I did not find sobriety and recovery without the full acceptance of myself as a sexaholic. I sometimes say that when I finally "embraced" being a sexaholic, I could finally "come to believe that I was powerless over lust", really powerless, not just weak, not just struggling. Powerless.
And when it was finally accepted in my mind, heart, and soul that I was a powerless sexaholic, then the only option left to me (other than to just continue in my lust and insanity) was to unconditionally surrender, surrender my lust, my will and my life to God.
Working the Steps of this program does not give me the strength to fight lust. If that was the promised result, then the programme has failed because I am still powerless over lust. Instead, what the programme has done for me is to bring me into right relationship with God and others through a "spiritual awakening" and allowed me to accept life on life's terms (accept reality) instead of having to live in the fantasy world of my own making.
At this point in my recovery I can see no good resulting from a miraculous removal of my sexaholism.

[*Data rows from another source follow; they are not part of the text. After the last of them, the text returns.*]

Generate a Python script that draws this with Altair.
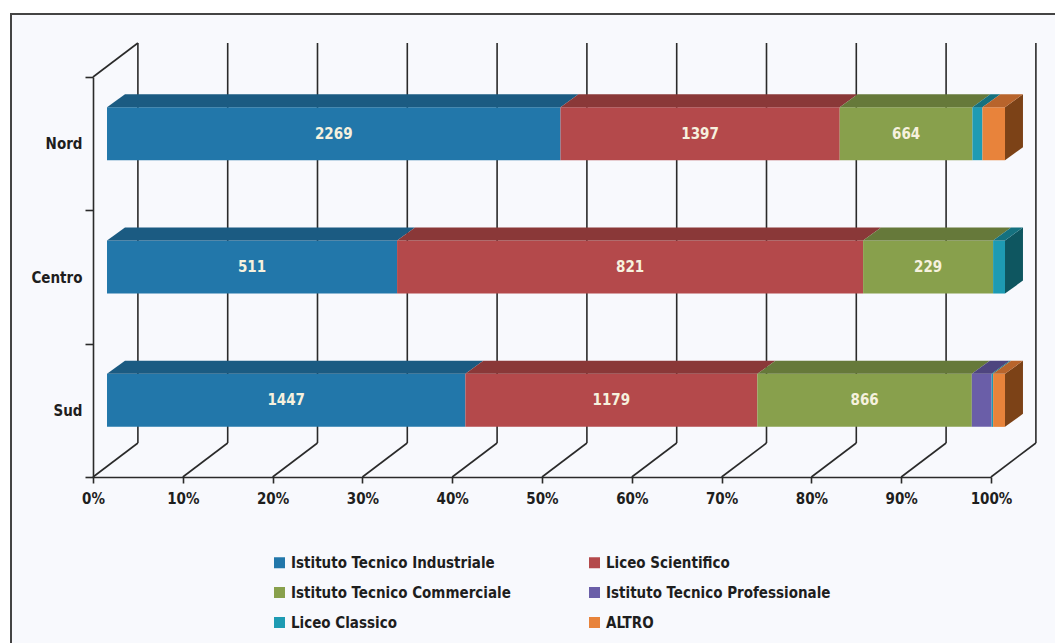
import json
import altair as alt
import pandas as pd

# ---------------- data ----------------
regions = ["Nord", "Centro", "Sud"]
categories = [
    "Istituto Tecnico Industriale",
    "Liceo Scientifico",
    "Istituto Tecnico Commerciale",
    "Istituto Tecnico Professionale",
    "Liceo Classico",
    "ALTRO",
]
industriale = [2269, 511, 1447]
scientifico = [1397, 821, 1179]
commerciale = [664, 229, 866]
professionale = [0, 0, 80]
classico = [50, 21, 6]
altro = [113, 0, 48]
x_ticks = [0, 10, 20, 30, 40, 50, 60, 70, 80, 90, 100]
labelled = categories[:3]

# ---------------- style ----------------
front_colors = ["#2277aa", "#b4494b", "#88a04c", "#6a5ea8", "#1e9bb3", "#e8833b"]
top_colors = ["#1b5b82", "#8a3838", "#66793a", "#4e457f", "#15717f", "#b8642c"]
side_colors = ["#154a6a", "#6e2c2c", "#4f5f2d", "#3c3563", "#0e5660", "#7c4217"]
FONT = "DejaVu Sans Condensed, Roboto, Liberation Sans, sans-serif"
FW = "bold"
FS = 15

# depth geometry in axis units (x: percent, y: category rows)
FX, FY = 1.56, 0.075     # front plane -> bar front face
DX, DY = 2.0, 0.0975     # bar depth
WX, WY = 5.0, 0.255      # wall depth
HALF = 0.199             # half height of bar front face

series = [industriale, scientifico, commerciale, professionale, classico, altro]

front, top, side, labels = [], [], [], []
for i, r in enumerate(regions):
    vals = [s[i] for s in series]
    tot = sum(vals)
    ytop = i + 0.5 - HALF - FY
    ybot = i + 0.5 + HALF - FY
    cum = 0
    last = 0
    for k, c in enumerate(categories):
        v = vals[k]
        if v == 0:
            continue
        x0 = cum / tot * 100
        cum += v
        x1 = cum / tot * 100
        front.append(dict(region=r, cat=c, x0=x0 + FX, x1=x1 + FX, y0=ytop, y1=ybot, value=v))
        seg = f"{r}|{c}"
        top.append(dict(seg=seg, y=ytop, x=x0 + FX, x2=x1 + FX, col=top_colors[k]))
        top.append(dict(seg=seg, y=ytop - DY, x=x0 + FX + DX, x2=x1 + FX + DX, col=top_colors[k]))
        if c in labelled:
            labels.append(dict(x=(x0 + x1) / 2 + FX, y=i + 0.5 - FY, text=str(v)))
        last = k
    side.append(dict(region=r, x=100 + FX, y=ytop, y2=ybot, col=side_colors[last]))
    side.append(dict(region=r, x=100 + FX + DX, y=ytop - DY, y2=ybot - DY, col=side_colors[last]))

grid = []
nrows = len(regions)
for t in x_ticks:
    grid.append(dict(x=t + WX, y=-WY, x2=t + WX, y2=nrows - WY))
    grid.append(dict(x=t + WX, y=nrows - WY, x2=t, y2=nrows))
grid.append(dict(x=0, y=0, x2=WX, y2=-WY))

df_front = pd.DataFrame(front)
df_top = pd.DataFrame(top)
df_side = pd.DataFrame(side)
df_lab = pd.DataFrame(labels)
df_grid = pd.DataFrame(grid)

# ---------------- scales / axes ----------------
xs = alt.Scale(domain=[0, 100], nice=False, zero=False)
ys = alt.Scale(domain=[0, nrows], reverse=True, nice=False, zero=False)

x_axis = alt.Axis(
    values=x_ticks, labelExpr="datum.value + '%'", title=None, grid=False, zindex=2,
    tickSize=6, tickColor="#2a2a2a", domainColor="#2a2a2a", domainWidth=1.6, tickWidth=1.6,
    labelFlush=False, labelOverlap=False,
    labelFontSize=FS, labelFontWeight=FW, labelPadding=8, labelColor="#1e1e1e", labelFont=FONT,
)
y_axis = alt.Axis(
    values=[v / 2 for v in range(0, 2 * nrows + 1)],
    labelExpr=f"datum.value % 1 != 0 ? {json.dumps(regions)}[floor(datum.value)] : ''",
    title=None, grid=False, tickSize=8, tickColor="#2a2a2a", domainColor="#2a2a2a", zindex=2,
    domainWidth=1.6, tickWidth=1.6, labelFlush=False, labelOverlap=False,
    tickOpacity={"condition": {"test": "datum.value % 1 == 0", "value": 1}, "value": 0},
    labelFontSize=FS, labelFontWeight=FW, labelPadding=3, labelColor="#1e1e1e", labelFont=FONT,
)

X = lambda f: alt.X(f, type="quantitative", scale=xs, axis=x_axis)
Y = lambda f: alt.Y(f, type="quantitative", scale=ys, axis=y_axis)

frame = alt.Chart(pd.DataFrame({"a": [0]})).mark_rect(
    fill="#f8f9fd", stroke="#444", strokeWidth=2
).encode(x=alt.value(-82), x2=alt.value(1100), y=alt.value(-63), y2=alt.value(700))

gridlines = alt.Chart(df_grid).mark_rule(color="#2a2a2a", strokeWidth=1.6).encode(
    x=X("x"), x2="x2", y=Y("y"), y2="y2"
)

sides = alt.Chart(df_side).mark_area(orient="vertical").encode(
    x=X("x"), y=Y("y"), y2="y2", detail="region:N",
    color=alt.Color("col:N", scale=None),
)

fronts = alt.Chart(df_front).mark_rect().encode(
    x=X("x0"), x2="x1", y=Y("y0"), y2="y1",
    color=alt.Color(
        "cat:N",
        scale=alt.Scale(domain=categories, range=front_colors),
        legend=alt.Legend(
            title=None, orient="none", legendX=179, legendY=478, columns=2,
            direction="horizontal",
            symbolType="square", symbolSize=121, symbolStrokeWidth=0,
            labelFontSize=FS, labelFontWeight=FW, labelFont=FONT, labelColor="#1e1e1e",
            labelLimit=500, rowPadding=14, columnPadding=76, labelOffset=4,
        ),
    ),
)

tops = alt.Chart(df_top).mark_area(orient="horizontal").encode(
    y=Y("y"), x=X("x"), x2="x2", detail="seg:N",
    color=alt.Color("col:N", scale=None),
)

texts = alt.Chart(df_lab).mark_text(
    color="#f6f1de", fontSize=FS, fontWeight=FW, font=FONT, align="center", baseline="middle"
).encode(x=X("x"), y=Y("y"), text="text:N")

chart = alt.layer(frame, gridlines, sides, fronts, tops, texts).properties(
    width=898, height=400,
    padding={"left": 93, "top": 77, "right": 64, "bottom": 166},
    autosize="none", background="white",
).configure_view(stroke=None)

chart.save("out.html", embed_options={"renderer": "svg", "actions": False})
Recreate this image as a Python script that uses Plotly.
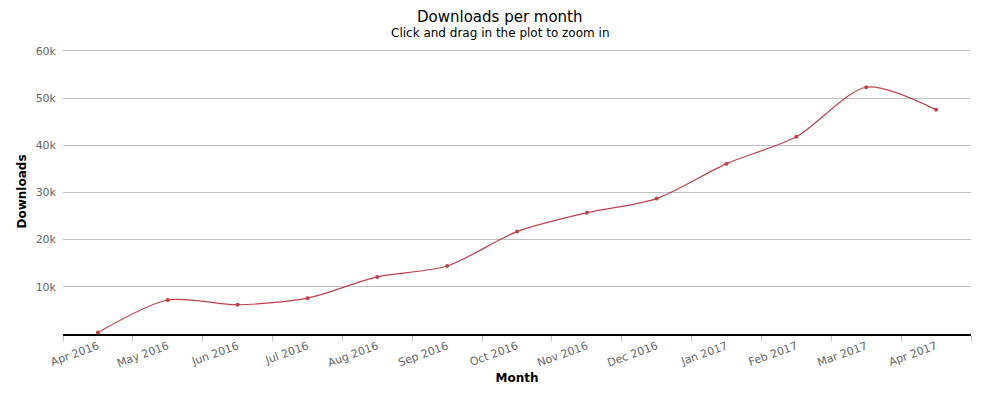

If it were somehow instantaneously removed, I would no longer have the "built-in" reminder that God is God, and I am not. I can imagine it would only be a short while before I was back trying to run the world myself. Being a sexaholic means I am reminded many times every day that when I am in charge of my life, it comes to no good. And I also have many built-in "triggers" every day that remind me to connect with God in prayer. Are these not gifts?
I still have no power over lust. But I do have the amazing gift of sobriety and freedom from bondage to lust by the graciousness of God.